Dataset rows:
==============================

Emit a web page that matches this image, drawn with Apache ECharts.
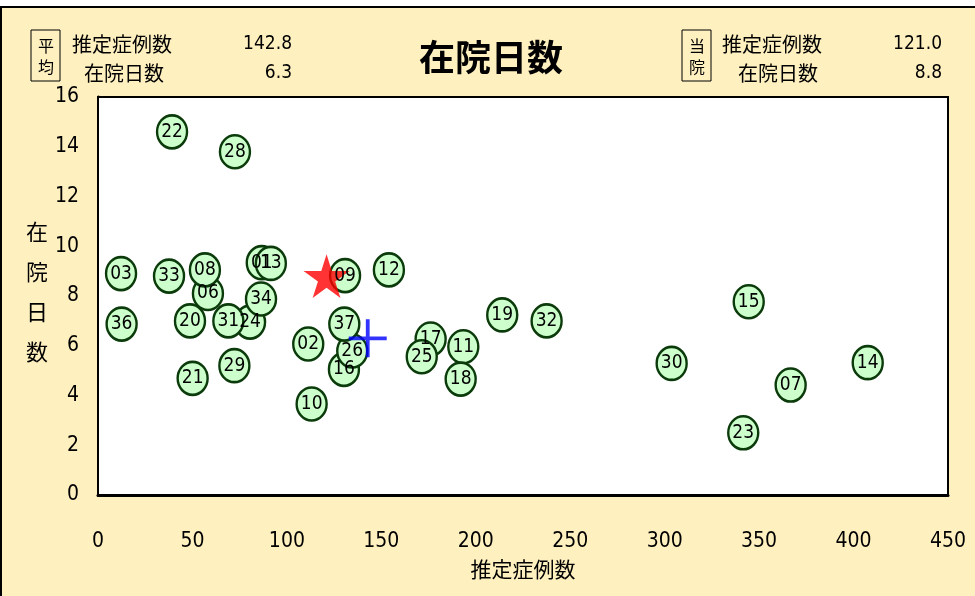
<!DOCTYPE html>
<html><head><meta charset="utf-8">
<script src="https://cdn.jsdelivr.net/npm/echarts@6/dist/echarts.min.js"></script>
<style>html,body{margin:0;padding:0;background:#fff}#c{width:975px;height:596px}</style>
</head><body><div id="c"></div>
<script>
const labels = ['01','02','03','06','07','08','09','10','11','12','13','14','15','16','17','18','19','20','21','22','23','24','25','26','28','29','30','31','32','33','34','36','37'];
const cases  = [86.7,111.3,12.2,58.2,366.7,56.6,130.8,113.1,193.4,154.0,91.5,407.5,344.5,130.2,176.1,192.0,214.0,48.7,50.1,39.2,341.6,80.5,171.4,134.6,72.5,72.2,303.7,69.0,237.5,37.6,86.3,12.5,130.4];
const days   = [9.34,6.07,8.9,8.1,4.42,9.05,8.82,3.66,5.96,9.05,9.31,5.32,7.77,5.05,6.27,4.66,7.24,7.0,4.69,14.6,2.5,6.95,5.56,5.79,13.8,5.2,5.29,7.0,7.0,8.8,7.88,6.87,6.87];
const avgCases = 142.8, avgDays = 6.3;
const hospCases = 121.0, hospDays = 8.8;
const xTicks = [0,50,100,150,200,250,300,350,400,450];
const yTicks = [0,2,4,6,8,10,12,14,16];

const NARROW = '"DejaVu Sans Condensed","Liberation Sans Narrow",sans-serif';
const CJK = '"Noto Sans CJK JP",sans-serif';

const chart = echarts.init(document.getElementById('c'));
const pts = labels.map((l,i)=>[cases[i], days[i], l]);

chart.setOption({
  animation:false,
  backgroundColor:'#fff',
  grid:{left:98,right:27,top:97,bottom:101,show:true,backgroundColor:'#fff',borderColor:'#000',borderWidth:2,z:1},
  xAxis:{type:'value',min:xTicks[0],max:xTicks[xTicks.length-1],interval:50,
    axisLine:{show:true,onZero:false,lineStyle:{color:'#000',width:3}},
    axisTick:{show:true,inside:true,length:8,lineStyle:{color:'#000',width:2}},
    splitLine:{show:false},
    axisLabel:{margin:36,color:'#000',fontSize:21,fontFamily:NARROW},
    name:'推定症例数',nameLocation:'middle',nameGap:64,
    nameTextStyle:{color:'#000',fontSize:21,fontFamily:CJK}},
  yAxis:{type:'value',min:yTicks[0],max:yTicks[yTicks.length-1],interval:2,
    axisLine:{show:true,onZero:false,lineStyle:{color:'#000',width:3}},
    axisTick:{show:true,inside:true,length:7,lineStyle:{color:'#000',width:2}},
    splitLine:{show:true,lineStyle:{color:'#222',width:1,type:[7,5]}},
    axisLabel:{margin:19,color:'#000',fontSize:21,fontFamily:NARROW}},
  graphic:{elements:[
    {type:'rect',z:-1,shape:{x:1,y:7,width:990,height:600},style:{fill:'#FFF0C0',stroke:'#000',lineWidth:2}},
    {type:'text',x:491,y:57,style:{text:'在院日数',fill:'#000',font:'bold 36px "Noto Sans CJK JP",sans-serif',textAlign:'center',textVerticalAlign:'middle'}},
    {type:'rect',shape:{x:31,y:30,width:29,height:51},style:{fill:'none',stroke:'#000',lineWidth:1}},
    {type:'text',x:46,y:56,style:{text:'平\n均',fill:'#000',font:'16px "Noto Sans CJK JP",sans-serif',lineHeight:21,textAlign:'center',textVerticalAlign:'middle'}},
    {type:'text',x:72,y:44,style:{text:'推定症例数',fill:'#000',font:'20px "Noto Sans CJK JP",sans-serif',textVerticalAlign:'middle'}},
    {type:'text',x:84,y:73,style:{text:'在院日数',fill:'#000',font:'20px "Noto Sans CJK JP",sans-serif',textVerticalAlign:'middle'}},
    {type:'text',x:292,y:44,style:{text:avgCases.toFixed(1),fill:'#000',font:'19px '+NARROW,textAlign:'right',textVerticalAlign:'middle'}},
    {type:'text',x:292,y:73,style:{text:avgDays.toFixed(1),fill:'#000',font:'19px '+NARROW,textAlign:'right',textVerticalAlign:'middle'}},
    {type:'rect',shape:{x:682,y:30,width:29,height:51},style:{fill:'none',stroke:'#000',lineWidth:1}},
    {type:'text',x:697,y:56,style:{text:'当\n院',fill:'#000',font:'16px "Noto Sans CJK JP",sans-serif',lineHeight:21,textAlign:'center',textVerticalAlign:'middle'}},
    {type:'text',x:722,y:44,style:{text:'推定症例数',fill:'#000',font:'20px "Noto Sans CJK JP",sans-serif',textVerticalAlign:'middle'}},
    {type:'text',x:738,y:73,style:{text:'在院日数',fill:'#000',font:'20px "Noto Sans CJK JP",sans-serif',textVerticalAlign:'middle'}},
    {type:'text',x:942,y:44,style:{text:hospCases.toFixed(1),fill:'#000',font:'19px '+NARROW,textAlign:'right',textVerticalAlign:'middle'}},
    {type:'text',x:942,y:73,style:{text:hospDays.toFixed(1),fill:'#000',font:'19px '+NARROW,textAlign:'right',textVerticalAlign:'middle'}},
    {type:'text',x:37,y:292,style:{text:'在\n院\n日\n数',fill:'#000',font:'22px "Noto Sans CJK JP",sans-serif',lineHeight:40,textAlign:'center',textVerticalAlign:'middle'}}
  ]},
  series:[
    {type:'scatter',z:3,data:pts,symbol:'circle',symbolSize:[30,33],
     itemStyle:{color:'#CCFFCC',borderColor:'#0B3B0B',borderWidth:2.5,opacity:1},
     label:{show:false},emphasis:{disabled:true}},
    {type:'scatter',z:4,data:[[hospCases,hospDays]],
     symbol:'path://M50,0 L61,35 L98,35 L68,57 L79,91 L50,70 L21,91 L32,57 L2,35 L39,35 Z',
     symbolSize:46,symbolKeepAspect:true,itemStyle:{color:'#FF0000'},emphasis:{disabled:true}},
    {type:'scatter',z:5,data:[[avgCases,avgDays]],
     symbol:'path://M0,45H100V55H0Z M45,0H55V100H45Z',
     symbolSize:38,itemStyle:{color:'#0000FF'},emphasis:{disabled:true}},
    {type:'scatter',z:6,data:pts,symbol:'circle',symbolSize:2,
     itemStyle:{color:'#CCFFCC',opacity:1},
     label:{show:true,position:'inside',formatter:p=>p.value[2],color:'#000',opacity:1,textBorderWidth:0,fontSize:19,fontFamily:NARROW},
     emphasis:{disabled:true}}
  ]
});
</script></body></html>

==============================

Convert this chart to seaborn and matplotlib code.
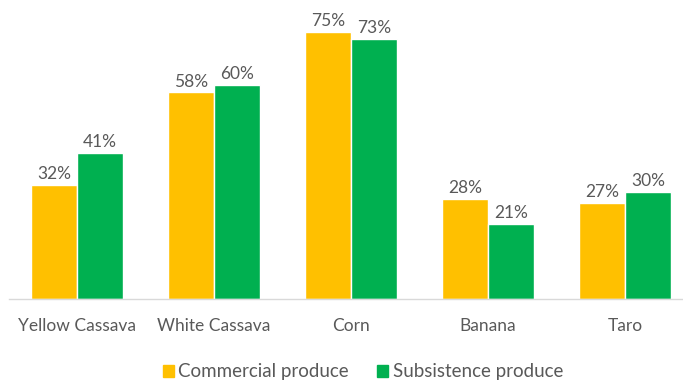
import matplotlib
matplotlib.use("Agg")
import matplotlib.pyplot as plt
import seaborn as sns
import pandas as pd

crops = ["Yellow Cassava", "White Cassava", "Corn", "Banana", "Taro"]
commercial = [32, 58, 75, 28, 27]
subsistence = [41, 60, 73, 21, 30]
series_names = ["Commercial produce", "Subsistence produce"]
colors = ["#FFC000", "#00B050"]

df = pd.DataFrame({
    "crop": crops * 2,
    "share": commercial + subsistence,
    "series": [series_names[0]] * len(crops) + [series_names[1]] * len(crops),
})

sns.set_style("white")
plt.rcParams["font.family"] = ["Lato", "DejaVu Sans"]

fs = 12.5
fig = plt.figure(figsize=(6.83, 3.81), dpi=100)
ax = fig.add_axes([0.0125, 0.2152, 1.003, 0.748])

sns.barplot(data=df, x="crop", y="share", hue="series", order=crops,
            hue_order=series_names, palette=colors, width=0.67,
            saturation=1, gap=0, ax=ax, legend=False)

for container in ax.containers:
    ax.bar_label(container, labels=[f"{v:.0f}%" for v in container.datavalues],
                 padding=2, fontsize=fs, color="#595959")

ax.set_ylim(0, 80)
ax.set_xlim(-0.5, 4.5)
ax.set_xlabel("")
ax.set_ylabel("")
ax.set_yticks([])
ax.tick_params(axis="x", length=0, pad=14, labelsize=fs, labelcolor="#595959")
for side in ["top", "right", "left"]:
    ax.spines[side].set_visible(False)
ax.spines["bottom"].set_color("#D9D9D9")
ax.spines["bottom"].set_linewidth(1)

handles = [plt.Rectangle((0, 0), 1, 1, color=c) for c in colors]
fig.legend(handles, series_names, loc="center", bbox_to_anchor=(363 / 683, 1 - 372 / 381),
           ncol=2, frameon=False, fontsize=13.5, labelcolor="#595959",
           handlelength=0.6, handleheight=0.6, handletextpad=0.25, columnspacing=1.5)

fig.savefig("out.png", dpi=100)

==============================

# Problem statement
Nothing but the lines from the one containing "Emit a web page" through the one containing "const pts = labels.map((l,i)=>[cases[i], days[i], l]);" should be echoed, each exactly as it stands; pictures are excluded.

# Written answer
Emit a web page that matches this image, drawn with Apache ECharts.
<!DOCTYPE html>
<html><head><meta charset="utf-8">
<script src="https://cdn.jsdelivr.net/npm/echarts@6/dist/echarts.min.js"></script>
<style>html,body{margin:0;padding:0;background:#fff}#c{width:975px;height:596px}</style>
</head><body><div id="c"></div>
<script>
const labels = ['01','02','03','06','07','08','09','10','11','12','13','14','15','16','17','18','19','20','21','22','23','24','25','26','28','29','30','31','32','33','34','36','37'];
const cases  = [86.7,111.3,12.2,58.2,366.7,56.6,130.8,113.1,193.4,154.0,91.5,407.5,344.5,130.2,176.1,192.0,214.0,48.7,50.1,39.2,341.6,80.5,171.4,134.6,72.5,72.2,303.7,69.0,237.5,37.6,86.3,12.5,130.4];
const days   = [9.34,6.07,8.9,8.1,4.42,9.05,8.82,3.66,5.96,9.05,9.31,5.32,7.77,5.05,6.27,4.66,7.24,7.0,4.69,14.6,2.5,6.95,5.56,5.79,13.8,5.2,5.29,7.0,7.0,8.8,7.88,6.87,6.87];
const avgCases = 142.8, avgDays = 6.3;
const hospCases = 121.0, hospDays = 8.8;
const xTicks = [0,50,100,150,200,250,300,350,400,450];
const yTicks = [0,2,4,6,8,10,12,14,16];

const NARROW = '"DejaVu Sans Condensed","Liberation Sans Narrow",sans-serif';
const CJK = '"Noto Sans CJK JP",sans-serif';

const chart = echarts.init(document.getElementById('c'));
const pts = labels.map((l,i)=>[cases[i], days[i], l]);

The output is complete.